Gerrmann also said the EU is concerned with the lack of appropriate financing for infrastructure maintenance and, in particular, for the road network.
“Lack of maintenance accelerates depreciation of assets and by postponing routine maintenance, the cost to bring roads back to appropriate standards will increase every year and will shorten the service life of the roads,” he said, stressing that lack of maintenance makes roads more dangerous and impacts on road users by increasing vehicle operating costs, thus increasing transport costs and rendering Malawi exports less competitive.
Minister for Transport and Public Works Francis Kasaila admitted the challenges, but said government is working to solve them.
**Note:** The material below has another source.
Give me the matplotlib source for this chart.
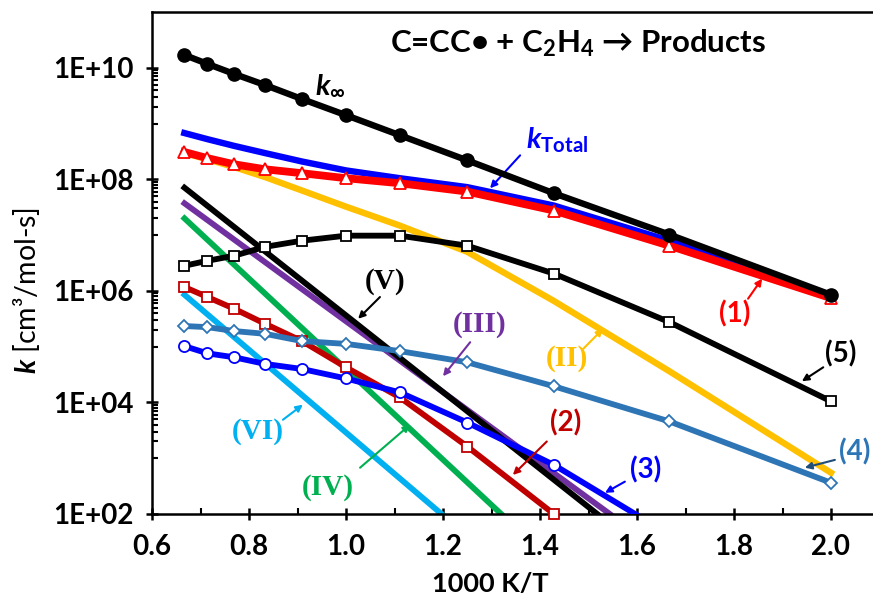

“We acknowledge the existence of huge arrears, which have crippled the capacity of the construction sub-sector. As government, we are working hard to find a solution and, during this week, the Ministry of Finance will give us the way forward,” he said.
Apart from the huge arrears, Kasaila said encroachment and vandalism continue to retard achievements already made, while a weak legislative framework has also negatively affected the proper delivery of service in some sectors.
He said the dollar value of the fuel levy continues to dwindle in the face of a depreciating kwacha, leading to reduction in resources for road construction, maintenance and rehabilitation.
The joint sector review meeting aims at addressing some of the challenges government is facing in improving the transport sector.